その高槻自身の顛末も、彼の素行に問題があることは最初から明白なわけで、色々と事を起こしてるのに何も具体的な対処をせずに、結局最悪な事態になってしまったわけでしょ。なんか高槻だけがワルモノみたいになってたけど、現場責任者として家福(西島秀俊)の責任も重いでしょ。「社会人としては失格だ。だが、役者としてはどうかな」みたいな家福のセリフがあったけど、いや役者だろうがなんだろうがダメだし、ってか役者も社会人だしね。かっこつけてる割に、言ってることめちゃくちゃ。

韓国人コーディネーター夫婦のお互いに深く理解しあっている関係性が、主人公夫妻と対称的だというのも、違和感あった。結婚から25年以上経ってなおあんだけセックスしまくってる夫婦が、関係性に問題があった、とか後から言われても、いまいち飲み込めないんだよなあ。これはイチャモンというか、個人の感想に過ぎないけど。

あとはまあとにかく、長いよ。3時間。長過ぎる。
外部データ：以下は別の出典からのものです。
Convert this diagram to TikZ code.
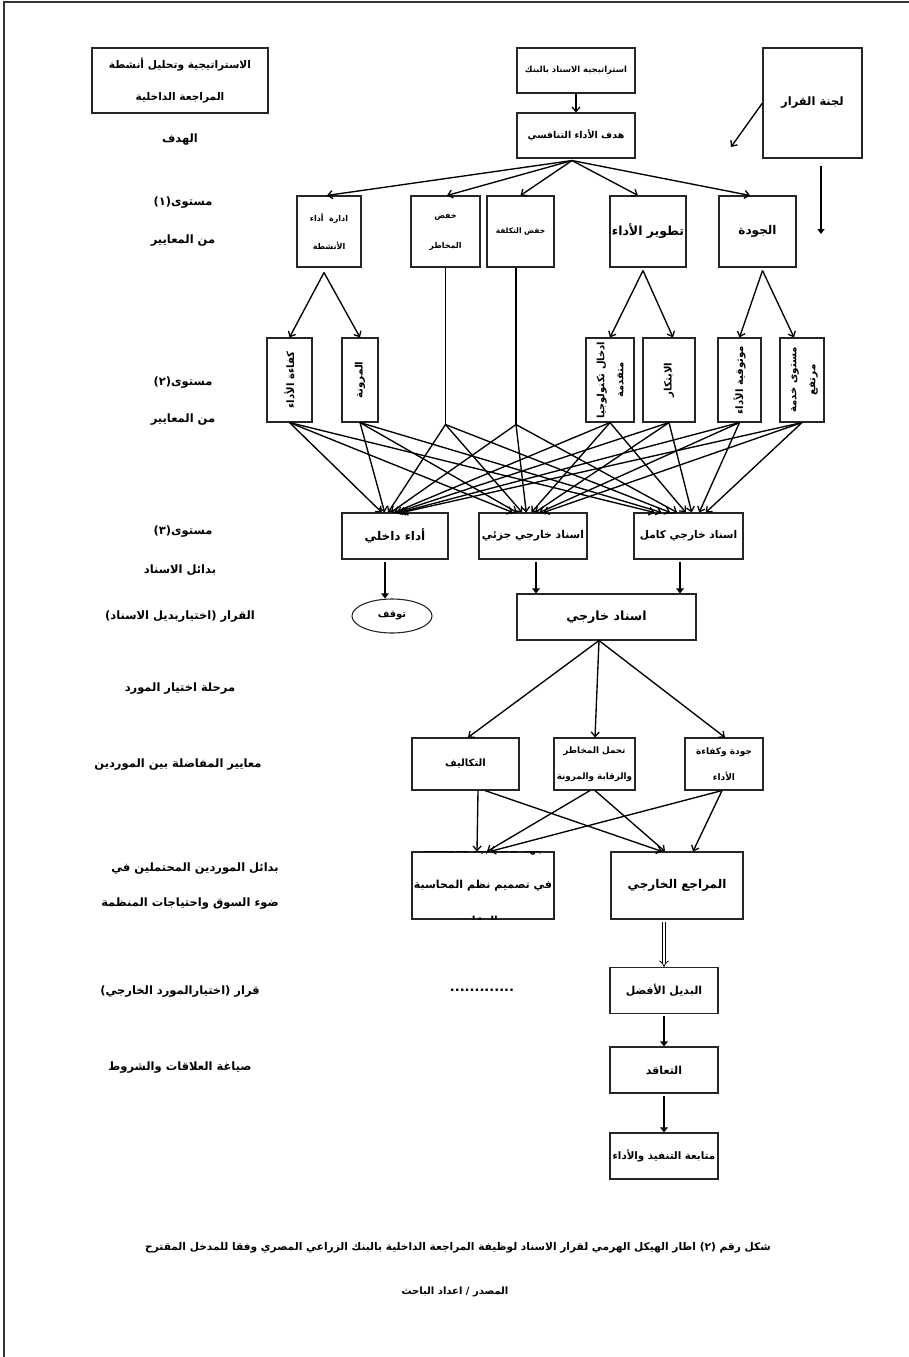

もしかしたらこの長さは、おれみたいなライト層を寄せ付けないためのバリアーだったのかも知れないな。だったら、うかつに飛び越えてごめんにょ。

あ、岡田将生が自動車事故起こしたシーンは、笑ったな。おまえ、アクサダイレクト入ってて良かったな、って笑。

思い出したから追記。あれ最後雪深いところに行く時、なんでタイヤにチェーン巻いてないの?さすがに途中で雪用タイヤに履き替えるってことはまずないと思うんだけど。あんな車で、ノーマルタイヤであんなとこ行ったら、絶対に帰ってこれない。(スタッドレスでも四駆じゃないと相当ヤバい。)それがずっと気になって、雪山で立ち往生展開来るのかと身構えちゃったのもノイズだったな。監督はチェーンの雑音が入るのが嫌だったのかもしれないけど、雪国の人とか気になったんじゃないかな?